Klassische Rechenzentrumsarchitekturen reichen nicht aus, um die Anforderungen zu erfüllen, die
der moderne Arbeitsalltag stellt. Deswegen denken viele Administratoren verstärkt über so genannte
dynamische Rechenzentren und Virtualisierungsansätze nach – ein guter Grund, um zu diskutieren,
welche Vorteile virtualisierte Umgebungen mit sich bringen und mit welchen Mitteln sich die
statischen IT-Umgebungen von heute in dynamische Infrastrukturen umwandeln lassen.

Klassische Rechenzentren

Heute herrschen in den Rechenzentren so genannte Silo-Architekturen vor. Das heißt, jeder
Applikation sind ein eigener Server, eine eigene Datenbank und eigene Speichersysteme zugewiesen.
Dies führt im Durchschnitt zu einer geringen Auslastung der Hardwarekomponenten – denn jedes Silo
hat ein Maximum an Ressourcen zur Verfügung, um auftretende Spitzenbelastungen abzufangen und die
Ausfallsicherheit der einzelnen Silos zu gewährleisten. Ein weiteres Manko dieser Architektur
stellen redundante Komponenten dar, die zur Erfüllung von Service Level Agreements (SLAs) benötigt
werden. Diese sind speziell auf die einzelnen Silos zugeschnitten und meist nicht für anderweitige
Aufgaben nutzbar. Der Silo-Ansatz verschwendet also Geld, da er Investitionen in Rechnersysteme
verlangt, die sich an anderer Stelle besser nutzen ließen. Außerdem sorgen die vielen von einander
getrennten Systeme für einen großen Administrationsaufwand und erhöhen die Kosten auf diese Weise
zusätzlich.

Dynamische Rechenzentren

Dynamische Rechenzentren schaffen hier Abhilfe, da sie die festen Silo-Architekturen durch
modulare Bausteine ersetzen. Das Schlagwort lautet Virtualisierung, ein entscheidender Faktor in
einer IT-Strategie, die sich dem Ziel verschreibt, die Komplexität der Infrastrukturen zu
verringern und das Rechenzentrum schnell an neue Anforderungen anzupassen. Bei der Virtualisierung
sind die Applikationen und ihre Daten von den fest zugeordneten Hardwareressourcen entkoppelt, in
Pools gebündelt und den Applikationen nach Bedarf flexibel zugewiesen. Dabei lassen sich diese
Ressourcen von mehreren Anwendungen gemeinsam nutzen. Das Ergebnis ist eine verbesserte Leistung,
höhere Flexibilität sowie ein besserer Auslastungsgrad der Infrastruktur. Im Vordergrund stehen
dabei die Services, die dem Anwender zur Verfügung stehen, sowie SLAs, die das Qualitätsniveau der
bereitgestellten Services definieren. Ergänzt wird die neue Hardware- und Softwarearchitektur durch
Konzepte zur Integration in den bestehenden Betrieb.
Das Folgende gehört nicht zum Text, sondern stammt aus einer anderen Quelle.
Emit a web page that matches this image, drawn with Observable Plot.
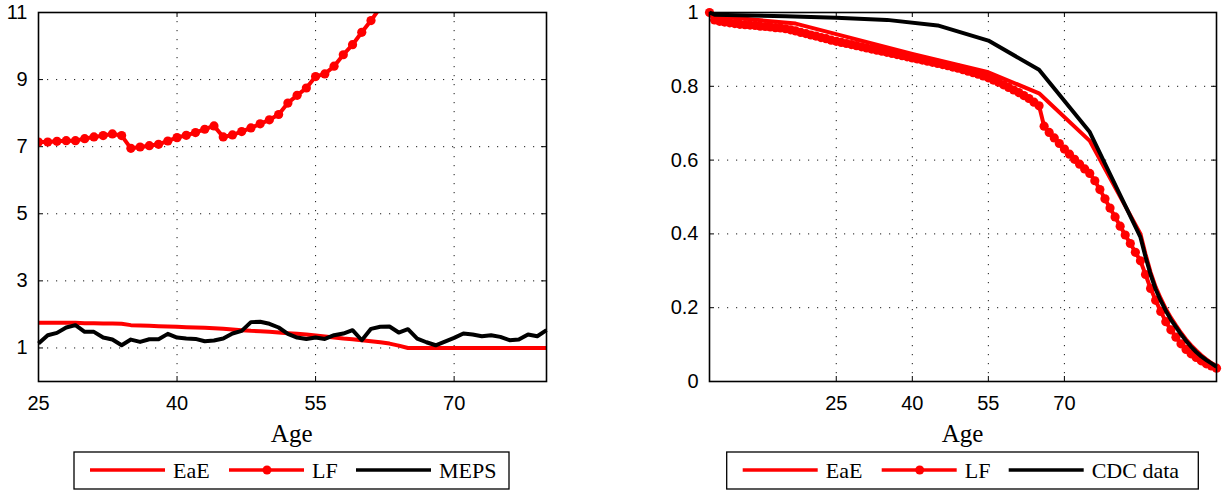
<!DOCTYPE html>
<html>
<head>
<meta charset="utf-8">
<script src="https://cdn.jsdelivr.net/npm/d3@7"></script>
<script src="https://cdn.jsdelivr.net/npm/@observablehq/plot@0.6"></script>
<style>
  html, body { margin: 0; padding: 0; background: #fff; }
  #root { position: relative; width: 1225px; height: 493px; overflow: hidden; }
  #left, #right, #overlay { position: absolute; top: 0; }
  #left { left: 0; }
  #right { left: 660px; }
  #overlay { left: 0; pointer-events: none; }
</style>
</head>
<body>
<div id="root">
  <div id="left"></div>
  <div id="right"></div>
  <svg id="overlay" width="1225" height="493"></svg>
</div>
<script>
// ---------- Left panel data (ratio by age) ----------
const leftAges = [25,26,27,28,29,30,31,32,33,34,35,36,37,38,39,40,41,42,43,44,45,46,47,48,49,50,51,52,53,54,55,56,57,58,59,60,61,62,63,64,65,66,67,68,69,70,71,72,73,74,75,76,77,78,79,80];
const eaeLeft = [1.75,1.75,1.75,1.75,1.75,1.74,1.74,1.73,1.73,1.72,1.68,1.67,1.66,1.65,1.64,1.63,1.62,1.61,1.60,1.59,1.57,1.55,1.53,1.51,1.50,1.48,1.46,1.44,1.42,1.40,1.37,1.34,1.31,1.28,1.26,1.23,1.20,1.17,1.13,1.07,1.00,1.00,1.00,1.00,1.00,1.00,1.00,1.00,1.00,1.00,1.00,1.00,1.00,1.00,1.00,1.00];
const mepsLeft = [1.13,1.38,1.45,1.61,1.68,1.48,1.48,1.31,1.25,1.08,1.25,1.18,1.26,1.26,1.42,1.31,1.28,1.27,1.20,1.22,1.28,1.43,1.51,1.77,1.78,1.72,1.61,1.42,1.31,1.27,1.31,1.27,1.38,1.43,1.53,1.23,1.57,1.63,1.64,1.46,1.56,1.28,1.17,1.08,1.19,1.30,1.43,1.40,1.35,1.38,1.33,1.23,1.25,1.40,1.35,1.53];
const lfLeftAges = [25,26,27,28,29,30,31,32,33,34,35,36,37,38,39,40,41,42,43,44,45,46,47,48,49,50,51,52,53,54,55,56,57,58,59,60,61,62];
const lfLeft = [7.14,7.14,7.16,7.18,7.18,7.24,7.29,7.33,7.38,7.33,6.95,6.99,7.03,7.07,7.17,7.27,7.34,7.42,7.52,7.62,7.29,7.35,7.45,7.56,7.68,7.80,7.96,8.30,8.53,8.75,9.09,9.17,9.40,9.74,10.04,10.41,10.76,11.15];
const leftXTicks = [25,40,55,70];
const leftYTicks = [1,3,5,7,9,11];
const leftLegend = ["EaE","LF","MEPS"];

// ---------- Right panel data (survival by age) ----------
const cdcAges = [0,1,15,25,35,45,55,65,75,85,86,87,88,89,90,91,92,93,94,95,96,97,98,99,100];
const cdcRight = [1.0,0.994,0.990,0.986,0.980,0.965,0.924,0.845,0.676,0.391,0.338,0.290,0.250,0.219,0.192,0.168,0.148,0.128,0.110,0.094,0.080,0.068,0.058,0.049,0.040];
const eaeAges = [0,17,40,55,65,75,85,86,87,88,89,90,91,92,93,94,95,96,97,98,99,100];
const eaeRight = [0.992,0.970,0.888,0.838,0.781,0.652,0.400,0.345,0.296,0.256,0.225,0.197,0.173,0.152,0.132,0.114,0.098,0.084,0.071,0.060,0.050,0.041];
const lfAges = [0,1,2,3,4,5,6,7,8,9,10,11,12,13,14,15,16,17,18,19,20,21,22,23,24,25,26,27,28,29,30,31,32,33,34,35,36,37,38,39,40,41,42,43,44,45,46,47,48,49,50,51,52,53,54,55,56,57,58,59,60,61,62,63,64,65,66,67,68,69,70,71,72,73,74,75,76,77,78,79,80,81,82,83,84,85,86,87,88,89,90,91,92,93,94,95,96,97,98,99,100];
const lfRight = [1.000,0.980,0.976,0.974,0.972,0.970,0.968,0.967,0.966,0.965,0.963,0.962,0.961,0.959,0.958,0.956,0.953,0.950,0.946,0.943,0.939,0.936,0.932,0.929,0.925,0.922,0.919,0.916,0.913,0.910,0.907,0.904,0.901,0.898,0.895,0.892,0.889,0.886,0.883,0.880,0.877,0.874,0.871,0.868,0.865,0.862,0.859,0.856,0.852,0.849,0.845,0.841,0.837,0.833,0.828,0.823,0.817,0.811,0.804,0.797,0.790,0.783,0.775,0.767,0.757,0.747,0.692,0.675,0.660,0.645,0.630,0.616,0.602,0.589,0.576,0.564,0.544,0.520,0.495,0.470,0.446,0.421,0.397,0.374,0.350,0.327,0.290,0.252,0.220,0.190,0.162,0.140,0.120,0.102,0.087,0.075,0.065,0.056,0.048,0.042,0.036];
const rightXTicks = [25,40,55,70];
const rightYTicks = [0,0.2,0.4,0.6,0.8,1];
const rightLegend = ["EaE","LF","CDC data"];

const RED = "#ff0000", BLACK = "#000000";
const rows = (xs, ys) => xs.map((x, i) => ({x, y: ys[i]}));

function panel({width, height, ml, mr, mt, mb, xDomain, yDomain, xTicks, yTicks, gridXv, gridYv, marks}) {
  const pw = width - ml - mr, ph = height - mt - mb, tl = 5;
  const dotted = {stroke: "#000", strokeOpacity: 0.9, strokeWidth: 1, strokeDasharray: "1.2,7.8"};
  return Plot.plot({
    width, height, marginLeft: ml, marginRight: mr, marginTop: mt, marginBottom: mb,
    x: {domain: xDomain}, y: {domain: yDomain},
    style: {fontFamily: "'Liberation Sans', Arial, sans-serif", fontSize: "20px", color: "#000", background: "transparent", overflow: "visible"},
    marks: [
      Plot.gridX(gridXv, dotted),
      Plot.gridY(gridYv, dotted),
      Plot.tickX(xTicks, {x: d => d, stroke: "#000", strokeWidth: 1, insetTop: ph - tl}),
      Plot.tickX(xTicks, {x: d => d, stroke: "#000", strokeWidth: 1, insetBottom: ph - tl}),
      Plot.tickY(yTicks, {y: d => d, stroke: "#000", strokeWidth: 1, insetRight: pw - tl}),
      Plot.tickY(yTicks, {y: d => d, stroke: "#000", strokeWidth: 1, insetLeft: pw - tl}),
      ...marks,
      Plot.frame({stroke: "#000", strokeWidth: 1.6}),
      Plot.axisX({ticks: xTicks, tickSize: 0, tickPadding: 14, label: null, tickFormat: d => String(d)}),
      Plot.axisY({ticks: yTicks, tickSize: 0, tickPadding: 11, label: null, tickFormat: d => String(d)})
    ]
  });
}

const lineStyle = {x: "x", y: "y", strokeWidth: 4, strokeLinejoin: "round", strokeLinecap: "butt"};

const leftChart = panel({
  width: 560, height: 420, ml: 38, mr: 14, mt: 12, mb: 39,
  xDomain: [25, 80], yDomain: [0, 11],
  xTicks: leftXTicks, yTicks: leftYTicks,
  gridXv: leftXTicks.slice(1), gridYv: leftYTicks.slice(0, -1),
  marks: [
    Plot.line(rows(leftAges, eaeLeft), {...lineStyle, stroke: RED}),
    Plot.line(rows(lfLeftAges, lfLeft), {...lineStyle, stroke: RED, clip: true}),
    Plot.dot(rows(lfLeftAges, lfLeft), {x: "x", y: "y", r: 4.6, fill: RED, stroke: "none", clip: true}),
    Plot.line(rows(leftAges, mepsLeft), {...lineStyle, stroke: BLACK})
  ]
});
document.getElementById("left").appendChild(leftChart);

const rightChart = panel({
  width: 565, height: 420, ml: 49, mr: 9, mt: 12, mb: 39,
  xDomain: [0, 100], yDomain: [0, 1],
  xTicks: rightXTicks, yTicks: rightYTicks,
  gridXv: rightXTicks, gridYv: rightYTicks.slice(1, -1),
  marks: [
    Plot.line(rows(eaeAges, eaeRight), {...lineStyle, stroke: RED}),
    Plot.line(rows(lfAges, lfRight), {...lineStyle, stroke: RED}),
    Plot.dot(rows(lfAges, lfRight), {x: "x", y: "y", r: 4.6, fill: RED, stroke: "none"}),
    Plot.line(rows(cdcAges, cdcRight), {...lineStyle, stroke: BLACK})
  ]
});
document.getElementById("right").appendChild(rightChart);

// ---------- Overlay: axis titles and legends ----------
const svg = d3.select("#overlay");
const serif = "'Liberation Serif', 'Times New Roman', serif";

[[291.7, "Age"], [962.5, "Age"]].forEach(([cx, t]) => {
  svg.append("text").attr("x", cx).attr("y", 442).attr("text-anchor", "middle")
    .attr("font-family", serif).attr("font-size", 25).attr("fill", "#000").text(t);
});

function legend(x0, y0, w, h, labels, colors, markers) {
  const g = svg.append("g").attr("transform", `translate(${x0},${y0})`);
  g.append("rect").attr("x", 0).attr("y", 0).attr("width", w).attr("height", h)
    .attr("fill", "#fff").attr("stroke", "#000").attr("stroke-width", 1.3);
  const starts = [16, 155, 282];
  labels.forEach((lab, i) => {
    const s = starts[i];
    g.append("line").attr("x1", s).attr("x2", s + 75).attr("y1", 18).attr("y2", 18)
      .attr("stroke", colors[i]).attr("stroke-width", 3.5);
    if (markers[i]) g.append("circle").attr("cx", s + 38).attr("cy", 18).attr("r", 4.5).attr("fill", colors[i]);
    g.append("text").attr("x", s + 83).attr("y", 25.5).attr("font-family", serif)
      .attr("font-size", 22).attr("fill", "#000").text(lab);
  });
}
legend(74, 452, 435, 37, leftLegend, [RED, RED, BLACK], [false, true, false]);
legend(726.7, 452, 471.6, 37, rightLegend, [RED, RED, BLACK], [false, true, false]);
</script>
</body>
</html>
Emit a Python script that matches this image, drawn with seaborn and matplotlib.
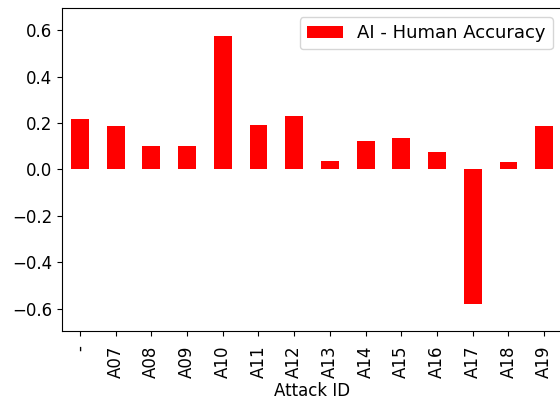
import matplotlib
matplotlib.use("Agg")
import matplotlib.pyplot as plt
import seaborn as sns
import pandas as pd

attack_ids = ["-", "A07", "A08", "A09", "A10", "A11", "A12",
              "A13", "A14", "A15", "A16", "A17", "A18", "A19"]
ai_minus_human = [0.217, 0.186, 0.103, 0.103, 0.576, 0.191, 0.231,
                  0.038, 0.123, 0.136, 0.077, -0.579, 0.033, 0.186]

df = pd.DataFrame({"Attack ID": attack_ids, "AI - Human Accuracy": ai_minus_human})

fig = plt.figure(figsize=(5.6, 4.03), dpi=100)
ax = fig.add_axes([0.1107, 0.1787, 0.893, 0.8015])

sns.barplot(data=df, x="Attack ID", y="AI - Human Accuracy", color="red",
            saturation=1, width=0.5, linewidth=0, label="AI - Human Accuracy", ax=ax)

ax.set_xlim(-0.5, len(attack_ids) - 0.5)
ax.set_ylim(-0.695, 0.695)
ax.set_ylabel("")
ax.set_xlabel("Attack ID", fontsize=12, labelpad=3)
ax.tick_params(axis="x", labelrotation=90, labelsize=12, pad=7)
ax.tick_params(axis="y", labelsize=12)
ax.legend(loc="upper right", fontsize=13)

fig.savefig("out.png", dpi=100)
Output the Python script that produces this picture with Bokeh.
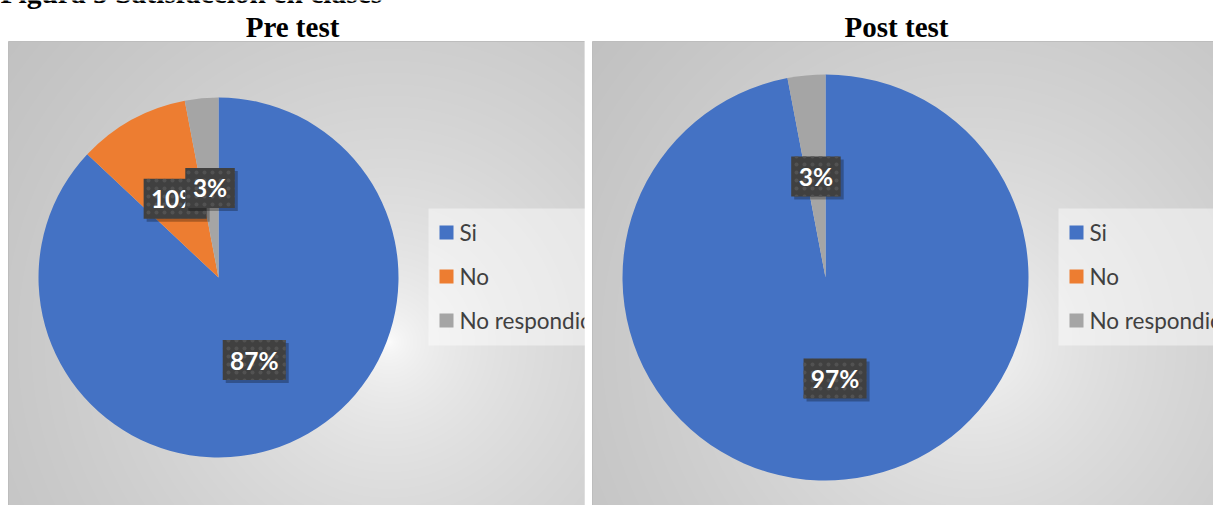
import numpy as np
from bokeh.plotting import figure
from bokeh.models import Range1d
from bokeh.core.properties import value
from bokeh.embed import file_html
from bokeh.resources import INLINE

# ---------------- data ----------------
caption = "Figura 5 Satisfacción en clases"
titles = ["Pre test", "Post test"]
categories = ["Si", "No", "No respondio"]
colors = ["#4472C4", "#ED7D31", "#A5A5A5"]
pre_values = [87, 10, 3]
post_values = [97, 0, 3]

# ---------------- layout ----------------
W, H = 1213, 505


def Y(py):
    return H - py


p = figure(width=W, height=H, x_range=Range1d(0, W), y_range=Range1d(0, H),
           output_backend="svg", toolbar_location=None, min_border=0)
p.axis.visible = False
p.grid.visible = False
p.outline_line_color = None
p.background_fill_color = "white"
p.border_fill_color = "white"


def gradient(w, h, gx, gy, a=2.8):
    xs = np.arange(w)
    ys = np.arange(h)[::-1]  # image row 0 is at the bottom
    X, Yg = np.meshgrid(xs, ys)
    d = np.sqrt((X - gx) ** 2 + (Yg - gy) ** 2)
    v = np.clip(255 - a * np.sqrt(d), 0, 255).astype(np.uint8)
    img = np.empty((h, w), dtype=np.uint32)
    view = img.view(dtype=np.uint8).reshape((h, w, 4))
    view[..., 0] = v
    view[..., 1] = v
    view[..., 2] = v
    view[..., 3] = 255
    return img


def panel(x0, x1, y0, y1, cx, cy, R, vals, leg_x):
    w, h = x1 - x0, y1 - y0
    p.image_rgba(image=[gradient(w, h, 380, 300)], x=x0, y=Y(y1), dw=w, dh=h)
    p.quad(left=x0, right=x1, top=Y(y0), bottom=Y(y1), fill_color=None,
           line_color="#bdbdbd", line_width=1)

    total = float(sum(vals))
    cum = 0.0
    mids = []
    for v, c in zip(vals, colors):
        f0, f1 = cum / total, (cum + v) / total
        cum += v
        mids.append((f0 + f1) / 2)
        if v <= 0:
            continue
        p.wedge(x=cx, y=Y(cy), radius=R,
                start_angle=np.pi / 2 - 2 * np.pi * f0,
                end_angle=np.pi / 2 - 2 * np.pi * f1,
                direction="clock", fill_color=c, line_color=None)

    # data labels
    for v, m in zip(vals, mids):
        if v <= 0:
            continue
        th = 2 * np.pi * m
        lx = cx + 0.5 * R * np.sin(th)
        ly = cy - 0.5 * R * np.cos(th)
        txt = f"{v}%"
        bw = 13.5 * (len(txt) - 1) + 20 + 16
        bh = 40
        p.quad(left=lx - bw / 2 + 3, right=lx + bw / 2 + 3,
               top=Y(ly - bh / 2 + 3), bottom=Y(ly + bh / 2 + 3),
               fill_color="black", fill_alpha=0.28, line_color=None)
        p.quad(left=lx - bw / 2, right=lx + bw / 2,
               top=Y(ly - bh / 2), bottom=Y(ly + bh / 2),
               fill_color="#404040", line_color=None,
               hatch_pattern="dot", hatch_color="#525252", hatch_scale=8,
               hatch_weight=1.5)
        p.text(x=[lx], y=[Y(ly)], text=[txt], text_color="white",
               text_font=value("Lato"), text_font_style="bold",
               text_font_size="24.5px", text_align="center",
               text_baseline="middle")

    # legend
    p.quad(left=leg_x, right=leg_x + 170, top=Y(208), bottom=Y(345),
           fill_color="white", fill_alpha=0.45, line_color=None)
    for i, (cat, c) in enumerate(zip(categories, colors)):
        yy = 232 + 44 * i
        p.quad(left=leg_x + 11, right=leg_x + 25, top=Y(yy - 7), bottom=Y(yy + 7),
               fill_color=c, line_color=None)
        p.text(x=[leg_x + 31], y=[Y(yy)], text=[cat], text_color="#404040",
               text_font=value("Lato"), text_font_size="22.5px",
               text_baseline="middle", text_align="left")


panel(8, 584, 41, 505, 218, 277, 180, pre_values, 428)
# white gap between panels (also clips the left legend text)
p.quad(left=584, right=592, top=Y(41), bottom=Y(505), fill_color="white", line_color=None)
panel(592, 1225, 41, 505, 825, 277, 203, post_values, 1058)

# titles
for t, tx in zip(titles, [292, 896]):
    p.text(x=[tx], y=[Y(26)], text=[t], text_color="black",
           text_font=value("Liberation Serif"), text_font_style="bold",
           text_font_size="29px", text_align="center", text_baseline="middle")

# figure caption, cut off at the top edge as in the source
p.text(x=[0], y=[Y(-8)], text=[caption], text_color="black",
       text_font=value("Liberation Serif"), text_font_style="bold",
       text_font_size="29.5px", text_align="left", text_baseline="middle")

open("out.html", "w").write(file_html(p, INLINE))
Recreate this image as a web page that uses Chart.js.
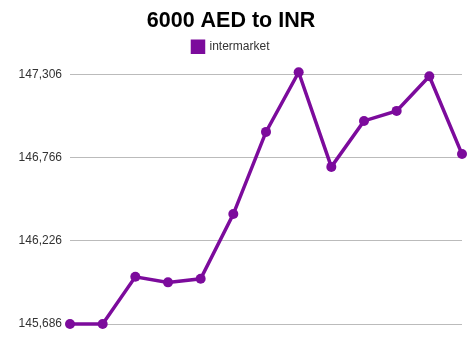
<!DOCTYPE html>
<html>
<head>
<meta charset="utf-8">
<script src="https://cdn.jsdelivr.net/npm/chart.js@4"></script>
<style>
  html, body { margin: 0; padding: 0; background: #fff; }
  #wrap { width: 474px; height: 355px; }
</style>
</head>
<body>
<div id="wrap"><canvas id="rateChart"></canvas></div>
<script>
//days on the x axis (labels are not shown in the picture)
var days = ["1", "2", "3", "4", "5", "6", "7", "8", "9", "10", "11", "12", "13"];
//6000 AED converted to INR
var intermarket = [
    145686,
    145686,
    145992,
    145956,
    145979,
    146399,
    146932,
    147319,
    146705,
    147003,
    147068,
    147293,
    146788
];
var yTicks = [145686, 146226, 146766, 147306];

var lineColor = "#7c0b9c";

new Chart("rateChart", {
  type: "line",
  data: {
    labels: days,
    datasets: [{
      label: "intermarket",
      data: intermarket,
      borderColor: lineColor,
      backgroundColor: lineColor,
      borderWidth: 3.5,
      pointRadius: 5,
      pointBackgroundColor: lineColor,
      pointBorderWidth: 0,
      tension: 0,
      fill: false,
      clip: false
    }]
  },
  options: {
    responsive: true,
    maintainAspectRatio: false,
    animation: false,
    layout: { padding: { left: 0, right: 12, top: 0, bottom: 23 } },
    plugins: {
      title: {
        display: true,
        text: "6000 AED to INR",
        color: "#000",
        font: { family: "Liberation Sans, Arial, sans-serif", size: 21.5, weight: "bold" },
        padding: { top: 8, bottom: 1 }
      },
      legend: {
        display: true,
        labels: {
          color: "#333",
          boxWidth: 11,
          boxHeight: 11,
          padding: 6,
          font: { family: "Liberation Sans, Arial, sans-serif", size: 12 }
        }
      },
      tooltip: { enabled: false }
    },
    scales: {
      x: {
        offset: false,
        grid: { display: false },
        border: { display: false },
        ticks: { display: false }
      },
      y: {
        min: 145686,
        max: 147380,
        border: { display: false },
        grid: { color: "#bbb", lineWidth: 1, drawTicks: false },
        afterBuildTicks: function (axis) {
          axis.ticks = yTicks.map(function (v) { return { value: v }; });
        },
        afterFit: function (axis) { axis.width = 70; },
        ticks: {
          color: "#333",
          padding: 8,
          font: { family: "Liberation Sans, Arial, sans-serif", size: 12 },
          callback: function (v) { return v.toLocaleString("en-US"); }
        }
      }
    }
  }
});
</script>
</body>
</html>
Dynamische Rechenzentren bringen allein aufgrund ihrer modularen Architektur eine ganze Reihe
von Vorteilen mit sich. Sie können den Administrationsaufwand senken, die Einhaltung der eben
genannten SLAs erleichtern, eine schnellere Fehlerbehebung ermöglichen und durch eine
Virtualisierung von Server-, Speicher- und Backup-Systemen für eine bessere Nutzung der
Systemressourcen sorgen. Die Virtualisierung der Serversysteme lässt sich in diesem Zusammenhang
beispielsweise über Lösungen wie den "Vmware-ESX"-Server realisieren, zum Virtualisieren von
Storage-Komponenten eignen sich diverse SAN-Produkte, und die Virtualisierung der Backup-Lösungen
kann beispielsweise über Virtual Tape Libraries ablaufen.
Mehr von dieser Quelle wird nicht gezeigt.